* Begin *

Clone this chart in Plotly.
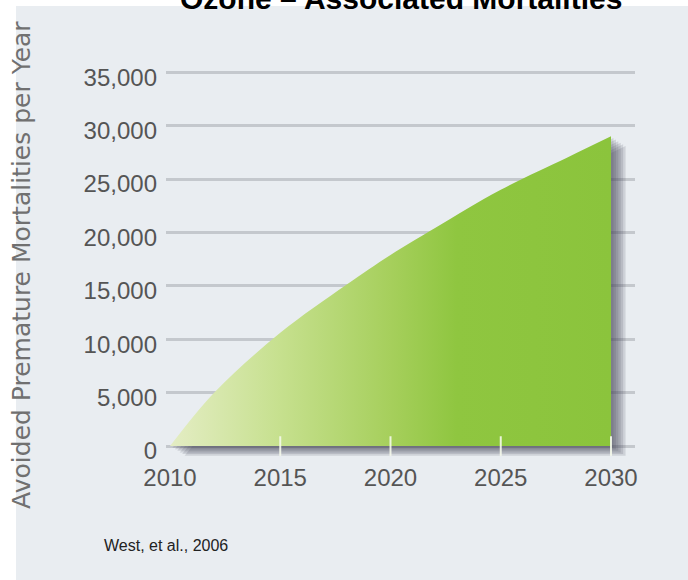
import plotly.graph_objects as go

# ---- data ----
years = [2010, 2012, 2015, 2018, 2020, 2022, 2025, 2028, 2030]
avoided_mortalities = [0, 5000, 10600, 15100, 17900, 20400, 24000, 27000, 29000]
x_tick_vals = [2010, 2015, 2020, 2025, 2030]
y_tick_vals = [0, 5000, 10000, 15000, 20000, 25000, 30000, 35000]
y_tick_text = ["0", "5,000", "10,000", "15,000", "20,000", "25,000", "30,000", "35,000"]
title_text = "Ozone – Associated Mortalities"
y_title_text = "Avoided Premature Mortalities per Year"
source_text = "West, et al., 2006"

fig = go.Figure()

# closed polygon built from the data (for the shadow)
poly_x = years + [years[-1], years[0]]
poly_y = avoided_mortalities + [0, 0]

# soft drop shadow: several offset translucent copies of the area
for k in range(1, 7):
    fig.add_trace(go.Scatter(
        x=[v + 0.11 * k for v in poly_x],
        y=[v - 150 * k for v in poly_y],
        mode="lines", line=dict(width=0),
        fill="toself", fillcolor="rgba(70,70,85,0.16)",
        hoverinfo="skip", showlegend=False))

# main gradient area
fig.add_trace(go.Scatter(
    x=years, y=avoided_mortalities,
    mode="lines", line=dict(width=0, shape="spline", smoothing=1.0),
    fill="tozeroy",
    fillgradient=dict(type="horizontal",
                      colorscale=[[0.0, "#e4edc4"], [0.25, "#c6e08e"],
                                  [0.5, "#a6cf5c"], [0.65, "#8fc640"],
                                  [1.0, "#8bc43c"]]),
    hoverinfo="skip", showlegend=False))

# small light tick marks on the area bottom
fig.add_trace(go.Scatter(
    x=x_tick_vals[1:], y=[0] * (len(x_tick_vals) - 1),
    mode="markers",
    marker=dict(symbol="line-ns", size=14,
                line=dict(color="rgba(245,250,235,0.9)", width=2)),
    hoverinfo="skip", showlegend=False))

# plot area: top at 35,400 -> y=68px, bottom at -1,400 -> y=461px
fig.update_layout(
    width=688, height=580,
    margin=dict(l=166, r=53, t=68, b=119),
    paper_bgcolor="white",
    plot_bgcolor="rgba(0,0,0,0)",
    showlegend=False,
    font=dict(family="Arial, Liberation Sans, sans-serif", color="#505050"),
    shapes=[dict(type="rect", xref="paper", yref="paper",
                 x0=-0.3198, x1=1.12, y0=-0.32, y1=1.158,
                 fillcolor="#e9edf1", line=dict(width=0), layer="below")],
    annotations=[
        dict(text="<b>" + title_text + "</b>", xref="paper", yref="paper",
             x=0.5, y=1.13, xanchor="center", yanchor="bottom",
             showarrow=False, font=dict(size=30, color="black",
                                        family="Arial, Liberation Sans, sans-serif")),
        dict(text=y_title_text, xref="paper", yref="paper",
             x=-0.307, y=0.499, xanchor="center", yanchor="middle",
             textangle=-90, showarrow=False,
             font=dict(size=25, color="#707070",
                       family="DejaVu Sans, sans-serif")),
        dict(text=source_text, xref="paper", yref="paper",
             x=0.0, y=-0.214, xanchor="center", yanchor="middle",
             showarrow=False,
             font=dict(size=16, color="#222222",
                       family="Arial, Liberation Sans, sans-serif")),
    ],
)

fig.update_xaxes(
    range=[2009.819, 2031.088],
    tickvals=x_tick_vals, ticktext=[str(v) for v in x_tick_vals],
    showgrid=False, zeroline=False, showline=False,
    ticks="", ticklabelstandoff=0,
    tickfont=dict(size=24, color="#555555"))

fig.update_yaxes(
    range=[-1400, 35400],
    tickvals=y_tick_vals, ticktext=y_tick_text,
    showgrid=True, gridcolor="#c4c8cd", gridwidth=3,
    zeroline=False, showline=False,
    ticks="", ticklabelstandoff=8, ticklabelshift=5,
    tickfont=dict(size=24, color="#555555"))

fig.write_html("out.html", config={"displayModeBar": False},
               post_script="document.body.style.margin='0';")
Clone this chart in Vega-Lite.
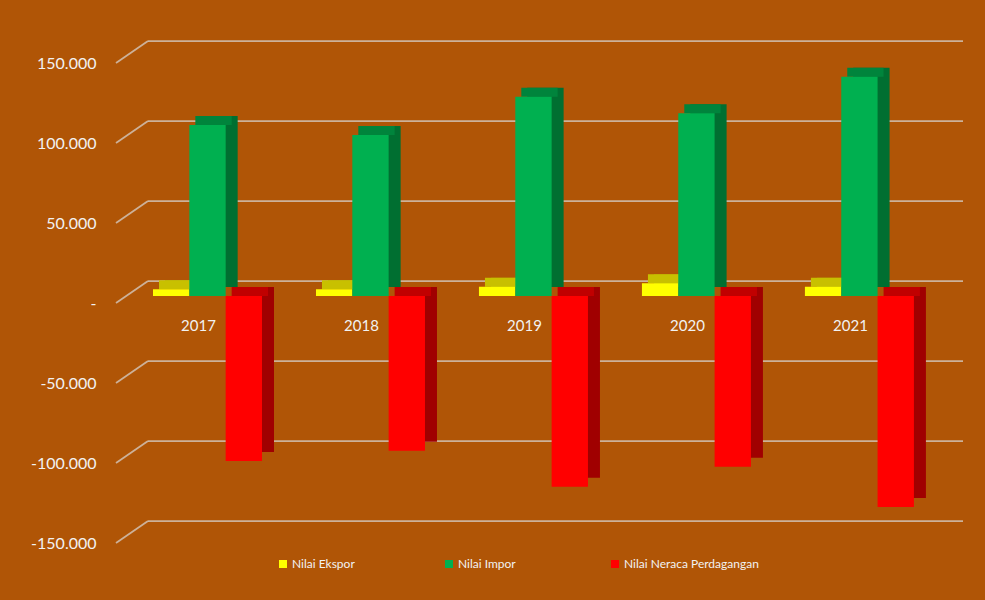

* End *

*Goal:* Reproduce the material above exactly, first line through the line that contains "poly_y = avoided_mortalities + [0, 0]", minus the pictures.

*Written response:*
Clone this chart in Plotly.
import plotly.graph_objects as go

# ---- data ----
years = [2010, 2012, 2015, 2018, 2020, 2022, 2025, 2028, 2030]
avoided_mortalities = [0, 5000, 10600, 15100, 17900, 20400, 24000, 27000, 29000]
x_tick_vals = [2010, 2015, 2020, 2025, 2030]
y_tick_vals = [0, 5000, 10000, 15000, 20000, 25000, 30000, 35000]
y_tick_text = ["0", "5,000", "10,000", "15,000", "20,000", "25,000", "30,000", "35,000"]
title_text = "Ozone – Associated Mortalities"
y_title_text = "Avoided Premature Mortalities per Year"
source_text = "West, et al., 2006"

fig = go.Figure()

# closed polygon built from the data (for the shadow)
poly_x = years + [years[-1], years[0]]
poly_y = avoided_mortalities + [0, 0]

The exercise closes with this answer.